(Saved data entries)
===============

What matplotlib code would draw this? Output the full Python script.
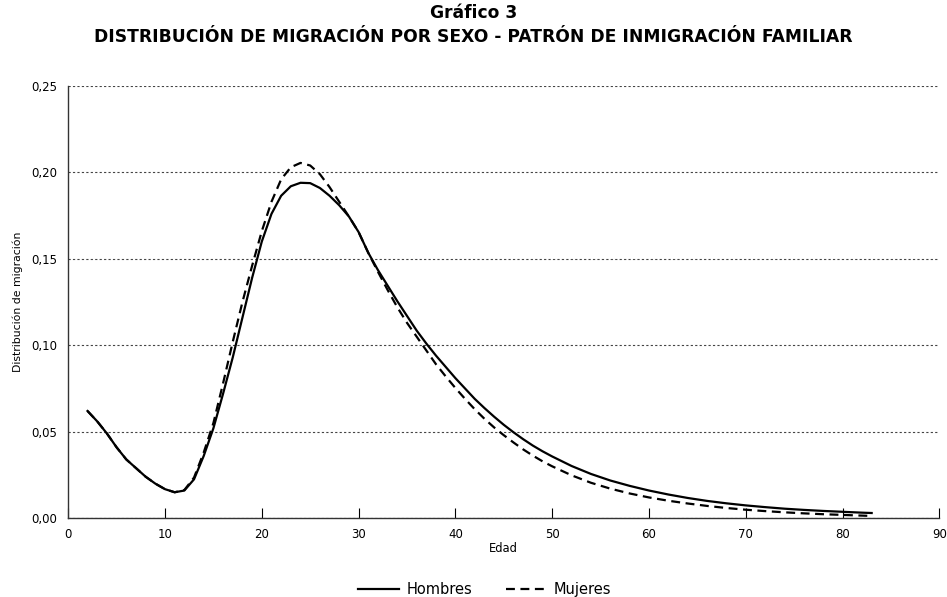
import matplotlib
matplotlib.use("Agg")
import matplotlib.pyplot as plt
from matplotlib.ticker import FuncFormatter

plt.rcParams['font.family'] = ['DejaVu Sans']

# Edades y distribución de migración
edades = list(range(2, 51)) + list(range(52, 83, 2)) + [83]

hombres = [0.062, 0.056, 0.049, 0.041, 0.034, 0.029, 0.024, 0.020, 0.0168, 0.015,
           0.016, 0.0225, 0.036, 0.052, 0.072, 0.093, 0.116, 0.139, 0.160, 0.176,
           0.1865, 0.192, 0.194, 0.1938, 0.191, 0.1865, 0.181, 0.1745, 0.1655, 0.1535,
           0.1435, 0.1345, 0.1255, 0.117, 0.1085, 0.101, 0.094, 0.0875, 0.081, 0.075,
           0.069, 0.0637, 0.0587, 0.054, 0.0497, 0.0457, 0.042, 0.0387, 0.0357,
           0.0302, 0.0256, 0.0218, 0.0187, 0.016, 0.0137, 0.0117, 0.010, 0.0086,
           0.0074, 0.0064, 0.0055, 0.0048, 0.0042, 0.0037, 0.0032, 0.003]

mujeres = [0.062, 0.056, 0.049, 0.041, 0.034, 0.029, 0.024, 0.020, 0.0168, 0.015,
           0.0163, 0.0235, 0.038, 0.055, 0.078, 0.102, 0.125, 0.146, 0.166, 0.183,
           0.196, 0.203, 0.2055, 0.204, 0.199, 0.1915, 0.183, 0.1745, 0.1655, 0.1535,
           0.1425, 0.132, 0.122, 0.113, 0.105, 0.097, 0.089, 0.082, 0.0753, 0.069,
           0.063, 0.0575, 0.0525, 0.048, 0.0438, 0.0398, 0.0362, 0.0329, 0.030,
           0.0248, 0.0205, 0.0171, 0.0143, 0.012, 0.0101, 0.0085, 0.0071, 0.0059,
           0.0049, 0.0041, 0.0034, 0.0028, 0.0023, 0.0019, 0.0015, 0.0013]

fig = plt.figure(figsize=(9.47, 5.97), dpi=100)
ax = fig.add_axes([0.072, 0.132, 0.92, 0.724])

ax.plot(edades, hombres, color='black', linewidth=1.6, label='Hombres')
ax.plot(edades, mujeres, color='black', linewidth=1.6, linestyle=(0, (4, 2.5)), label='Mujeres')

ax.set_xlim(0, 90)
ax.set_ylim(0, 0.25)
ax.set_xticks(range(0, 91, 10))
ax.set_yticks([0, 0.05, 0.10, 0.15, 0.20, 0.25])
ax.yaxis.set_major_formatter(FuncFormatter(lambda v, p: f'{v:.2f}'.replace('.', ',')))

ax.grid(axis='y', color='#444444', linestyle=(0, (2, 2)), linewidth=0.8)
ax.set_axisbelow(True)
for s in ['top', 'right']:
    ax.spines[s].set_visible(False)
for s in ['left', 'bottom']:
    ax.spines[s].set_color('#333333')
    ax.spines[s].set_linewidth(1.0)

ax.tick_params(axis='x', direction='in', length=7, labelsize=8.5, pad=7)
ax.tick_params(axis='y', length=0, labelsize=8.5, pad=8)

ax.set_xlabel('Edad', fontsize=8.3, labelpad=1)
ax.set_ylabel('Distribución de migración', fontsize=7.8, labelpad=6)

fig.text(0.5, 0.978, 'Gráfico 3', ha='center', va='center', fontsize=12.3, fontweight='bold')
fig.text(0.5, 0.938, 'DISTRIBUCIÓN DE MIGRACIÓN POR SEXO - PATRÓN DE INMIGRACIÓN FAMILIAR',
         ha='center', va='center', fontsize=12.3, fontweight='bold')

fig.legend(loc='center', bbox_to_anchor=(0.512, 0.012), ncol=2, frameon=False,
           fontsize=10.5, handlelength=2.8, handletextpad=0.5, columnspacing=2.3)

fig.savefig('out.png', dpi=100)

===============

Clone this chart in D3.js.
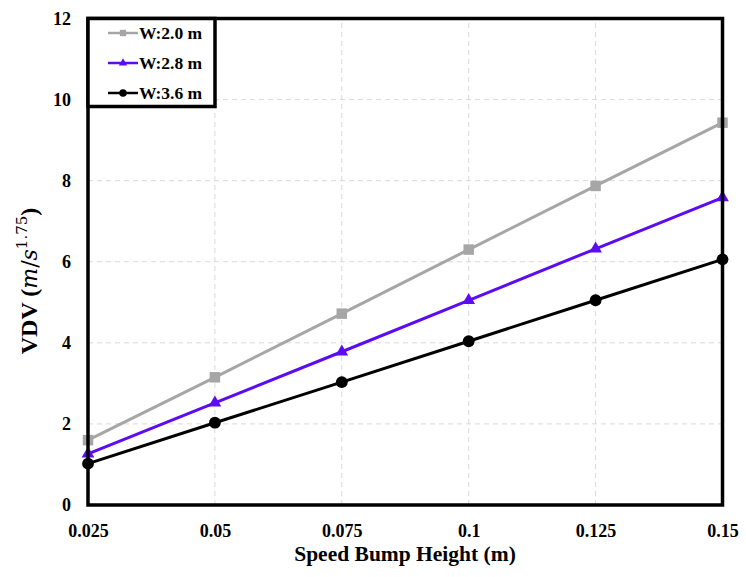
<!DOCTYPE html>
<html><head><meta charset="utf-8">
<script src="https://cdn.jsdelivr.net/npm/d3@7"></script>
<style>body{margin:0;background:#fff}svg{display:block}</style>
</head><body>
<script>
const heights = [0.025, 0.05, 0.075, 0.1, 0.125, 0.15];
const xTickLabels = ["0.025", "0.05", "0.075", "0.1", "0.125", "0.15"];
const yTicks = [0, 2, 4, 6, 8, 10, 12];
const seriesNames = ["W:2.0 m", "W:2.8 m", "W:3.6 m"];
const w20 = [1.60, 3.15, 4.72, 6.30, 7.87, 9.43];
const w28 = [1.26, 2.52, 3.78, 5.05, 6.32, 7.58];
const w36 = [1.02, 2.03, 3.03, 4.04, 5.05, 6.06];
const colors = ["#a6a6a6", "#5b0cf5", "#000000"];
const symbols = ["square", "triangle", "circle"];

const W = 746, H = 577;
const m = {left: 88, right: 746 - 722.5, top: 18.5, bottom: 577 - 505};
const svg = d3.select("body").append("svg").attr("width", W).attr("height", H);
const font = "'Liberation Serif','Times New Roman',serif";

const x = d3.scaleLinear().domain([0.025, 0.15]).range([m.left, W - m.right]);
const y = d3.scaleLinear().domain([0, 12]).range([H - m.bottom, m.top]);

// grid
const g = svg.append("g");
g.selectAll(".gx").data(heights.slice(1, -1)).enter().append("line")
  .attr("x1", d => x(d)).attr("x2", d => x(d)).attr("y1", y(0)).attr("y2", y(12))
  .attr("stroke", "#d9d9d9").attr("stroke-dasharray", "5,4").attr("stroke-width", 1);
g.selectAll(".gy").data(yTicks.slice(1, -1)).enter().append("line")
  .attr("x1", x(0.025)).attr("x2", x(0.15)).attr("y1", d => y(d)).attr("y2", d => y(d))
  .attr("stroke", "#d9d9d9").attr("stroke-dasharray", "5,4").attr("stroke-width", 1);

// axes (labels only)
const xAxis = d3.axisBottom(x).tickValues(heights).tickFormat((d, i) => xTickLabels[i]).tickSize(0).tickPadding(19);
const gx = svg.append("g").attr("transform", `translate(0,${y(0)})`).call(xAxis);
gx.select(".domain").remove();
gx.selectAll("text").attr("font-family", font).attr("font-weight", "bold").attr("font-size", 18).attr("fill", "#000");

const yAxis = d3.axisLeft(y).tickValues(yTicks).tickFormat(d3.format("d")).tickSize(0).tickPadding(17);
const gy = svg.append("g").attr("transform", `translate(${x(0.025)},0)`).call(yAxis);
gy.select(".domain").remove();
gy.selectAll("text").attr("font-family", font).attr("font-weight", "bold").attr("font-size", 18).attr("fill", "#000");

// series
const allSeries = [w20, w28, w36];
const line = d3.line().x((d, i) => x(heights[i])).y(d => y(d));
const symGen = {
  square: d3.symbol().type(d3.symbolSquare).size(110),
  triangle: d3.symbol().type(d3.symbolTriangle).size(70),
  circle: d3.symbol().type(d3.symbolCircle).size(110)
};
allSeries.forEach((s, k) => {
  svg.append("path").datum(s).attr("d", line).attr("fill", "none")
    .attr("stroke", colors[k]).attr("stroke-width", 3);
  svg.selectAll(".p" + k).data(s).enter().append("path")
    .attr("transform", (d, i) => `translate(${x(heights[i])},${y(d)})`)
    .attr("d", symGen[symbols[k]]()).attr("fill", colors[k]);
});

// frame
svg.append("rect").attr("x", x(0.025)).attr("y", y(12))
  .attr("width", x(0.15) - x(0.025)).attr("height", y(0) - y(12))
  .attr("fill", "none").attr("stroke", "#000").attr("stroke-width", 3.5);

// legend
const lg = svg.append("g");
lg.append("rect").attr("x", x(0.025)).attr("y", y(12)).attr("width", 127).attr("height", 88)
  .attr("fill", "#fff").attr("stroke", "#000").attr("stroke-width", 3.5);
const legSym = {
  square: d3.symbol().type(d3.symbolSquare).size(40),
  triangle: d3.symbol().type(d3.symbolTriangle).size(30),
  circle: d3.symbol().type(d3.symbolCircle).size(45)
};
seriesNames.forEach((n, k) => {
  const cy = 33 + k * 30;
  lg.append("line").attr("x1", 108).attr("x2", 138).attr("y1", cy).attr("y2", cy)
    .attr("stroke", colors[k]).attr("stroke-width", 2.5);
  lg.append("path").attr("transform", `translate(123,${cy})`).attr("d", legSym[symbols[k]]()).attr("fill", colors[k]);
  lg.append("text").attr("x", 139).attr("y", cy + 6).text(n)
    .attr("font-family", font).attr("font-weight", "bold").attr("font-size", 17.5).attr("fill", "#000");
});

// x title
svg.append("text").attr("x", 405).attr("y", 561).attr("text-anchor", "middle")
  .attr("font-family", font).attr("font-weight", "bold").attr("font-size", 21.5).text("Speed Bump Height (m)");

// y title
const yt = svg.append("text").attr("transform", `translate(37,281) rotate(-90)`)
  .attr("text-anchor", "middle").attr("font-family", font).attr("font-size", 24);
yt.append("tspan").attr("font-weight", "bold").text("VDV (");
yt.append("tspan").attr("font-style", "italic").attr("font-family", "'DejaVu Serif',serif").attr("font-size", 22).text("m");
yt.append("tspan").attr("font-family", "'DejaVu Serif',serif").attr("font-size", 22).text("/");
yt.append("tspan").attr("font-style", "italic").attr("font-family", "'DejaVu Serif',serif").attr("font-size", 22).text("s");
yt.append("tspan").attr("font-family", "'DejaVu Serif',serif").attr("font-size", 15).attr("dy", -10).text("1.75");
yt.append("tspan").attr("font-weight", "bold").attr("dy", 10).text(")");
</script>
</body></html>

===============

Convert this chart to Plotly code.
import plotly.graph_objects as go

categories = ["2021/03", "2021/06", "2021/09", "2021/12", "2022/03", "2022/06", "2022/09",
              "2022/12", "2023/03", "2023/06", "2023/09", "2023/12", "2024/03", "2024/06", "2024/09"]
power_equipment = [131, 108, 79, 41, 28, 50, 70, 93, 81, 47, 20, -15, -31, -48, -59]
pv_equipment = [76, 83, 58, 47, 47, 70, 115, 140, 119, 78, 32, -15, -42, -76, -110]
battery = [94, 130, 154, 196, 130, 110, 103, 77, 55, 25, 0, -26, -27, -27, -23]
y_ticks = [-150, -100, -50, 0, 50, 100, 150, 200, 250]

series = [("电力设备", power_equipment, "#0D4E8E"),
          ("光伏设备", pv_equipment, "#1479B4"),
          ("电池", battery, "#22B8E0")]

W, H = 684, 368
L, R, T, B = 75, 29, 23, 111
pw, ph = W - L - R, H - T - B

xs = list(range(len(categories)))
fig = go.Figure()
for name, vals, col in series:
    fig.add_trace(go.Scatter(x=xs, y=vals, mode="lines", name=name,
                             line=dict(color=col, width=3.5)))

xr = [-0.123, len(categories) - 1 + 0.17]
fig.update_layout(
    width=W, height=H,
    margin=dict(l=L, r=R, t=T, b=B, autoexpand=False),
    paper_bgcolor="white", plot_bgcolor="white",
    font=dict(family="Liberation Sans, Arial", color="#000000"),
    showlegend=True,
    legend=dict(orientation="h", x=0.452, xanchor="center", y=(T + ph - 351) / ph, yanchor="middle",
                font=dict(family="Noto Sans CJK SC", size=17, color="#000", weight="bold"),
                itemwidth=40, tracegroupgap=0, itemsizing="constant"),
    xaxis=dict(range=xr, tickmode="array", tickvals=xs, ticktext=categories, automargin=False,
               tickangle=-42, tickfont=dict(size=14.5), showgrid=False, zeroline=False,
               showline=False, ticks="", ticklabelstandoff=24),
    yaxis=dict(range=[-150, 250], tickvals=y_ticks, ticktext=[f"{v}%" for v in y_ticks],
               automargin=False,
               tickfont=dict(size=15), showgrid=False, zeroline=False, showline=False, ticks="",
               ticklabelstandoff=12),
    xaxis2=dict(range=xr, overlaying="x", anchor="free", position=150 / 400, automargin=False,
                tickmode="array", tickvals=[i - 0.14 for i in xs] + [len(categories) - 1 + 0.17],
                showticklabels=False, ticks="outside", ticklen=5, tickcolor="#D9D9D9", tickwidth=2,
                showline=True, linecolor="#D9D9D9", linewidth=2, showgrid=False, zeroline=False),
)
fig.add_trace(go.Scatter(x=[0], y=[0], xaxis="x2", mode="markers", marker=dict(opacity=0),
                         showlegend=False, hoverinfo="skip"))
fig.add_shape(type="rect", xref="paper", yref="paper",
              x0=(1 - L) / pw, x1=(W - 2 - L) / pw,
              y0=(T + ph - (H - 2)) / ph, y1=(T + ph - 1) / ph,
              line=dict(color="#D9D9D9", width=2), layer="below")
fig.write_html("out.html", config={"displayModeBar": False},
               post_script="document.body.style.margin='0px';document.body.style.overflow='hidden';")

===============

What you need to do =>
What is the number of lines that hold the string "chart"? Give it alone.

Solution for this exercise =>
2